--- LISTING ---

--

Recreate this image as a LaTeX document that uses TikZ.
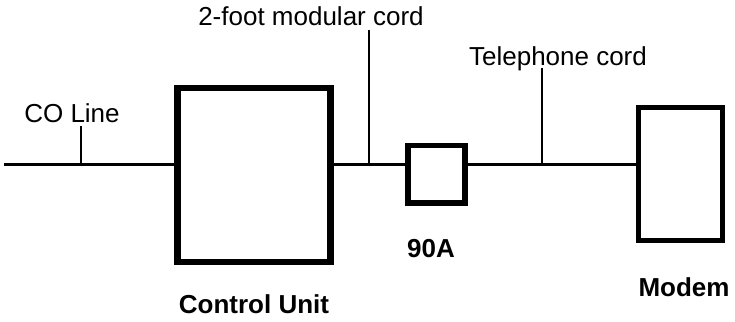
\documentclass[tikz,border=0pt]{standalone}
\usepackage{fontspec}
\setmainfont{Liberation Sans}
\begin{document}
\begin{tikzpicture}[x=1pt,y=-1pt,
  unitbox/.style={draw, rectangle, inner sep=0pt, outer sep=0pt},
  lbl/.style={anchor=base, inner sep=0pt, font=\fontsize{26}{30}\selectfont},
  blbl/.style={anchor=base, inner sep=0pt, font=\fontsize{26}{30}\selectfont\bfseries},
  cordline/.style={line width=2.5pt},
  tick/.style={line width=1.5pt}]
\useasboundingbox (0,0) rectangle (735,321);
% boxes
\node[unitbox, line width=6.5pt, minimum width=153pt, minimum height=174pt] (cu) at (254,175) {};
\node[unitbox, line width=5.5pt, minimum width=57pt, minimum height=57.5pt] (ninety) at (436.5,174.25) {};
\node[unitbox, line width=5pt, minimum width=84pt, minimum height=133pt] (modem) at (680.5,174) {};
% main line
\coordinate (start) at (4,164.5);
\draw[cordline] (start) -- (start -| cu.west);
\draw[cordline] (cu.east |- start) -- (ninety.west |- start);
\draw[cordline] (ninety.east |- start) -- (modem.west |- start);
% ticks
\coordinate (cotop) at (81,126);
\coordinate (modtop) at (369,30);
\coordinate (teltop) at (542,68);
\draw[tick] (cotop) -- (cotop |- start);
\draw[tick] (modtop) -- (modtop |- start);
\draw[tick] (teltop) -- (teltop |- start);
% labels
\node[lbl] (colbl) at (72,122) {CO Line};
\node[lbl] (modlbl) at (311,26) {2-foot modular cord};
\node[lbl] (tellbl) at (558,65) {Telephone cord};
\node[blbl] (ninetylbl) at (431,257) {90A};
\node[blbl] (culbl) at (254,313) {Control Unit};
\node[blbl] (modemlbl) at (684,296) {Modem};
\end{tikzpicture}
\end{document}
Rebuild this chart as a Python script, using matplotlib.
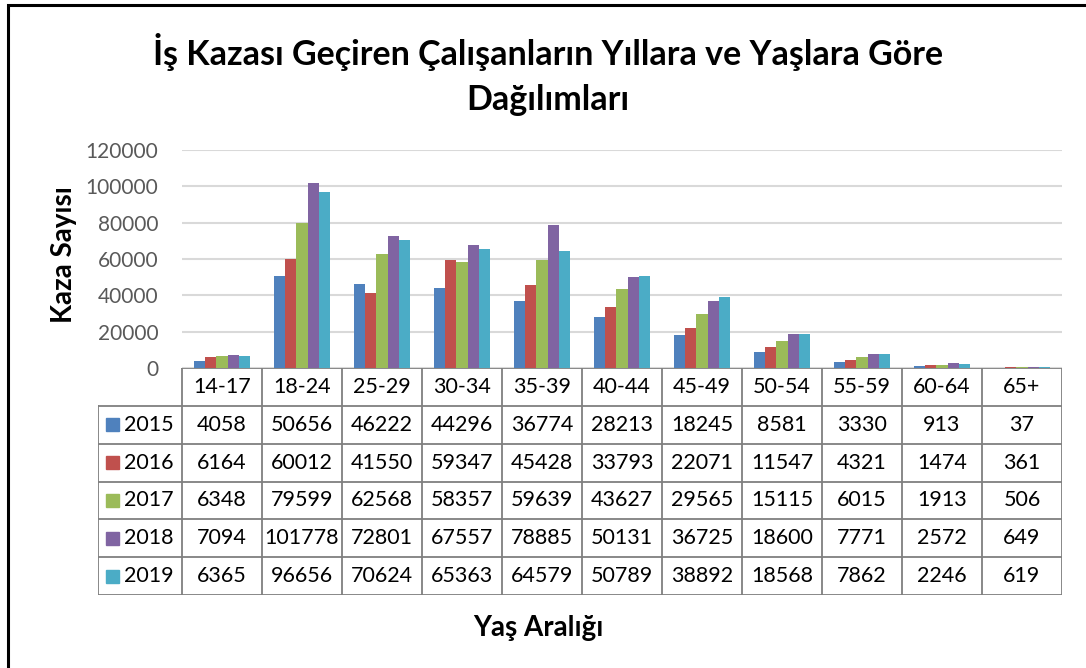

--

--- YOUR OBJECTIVE ---
Copy each line of the records containing the string "this".

--- COMPLETED TASK ---
Recreate this image as a LaTeX document that uses TikZ.
Rebuild this chart as a Python script, using matplotlib.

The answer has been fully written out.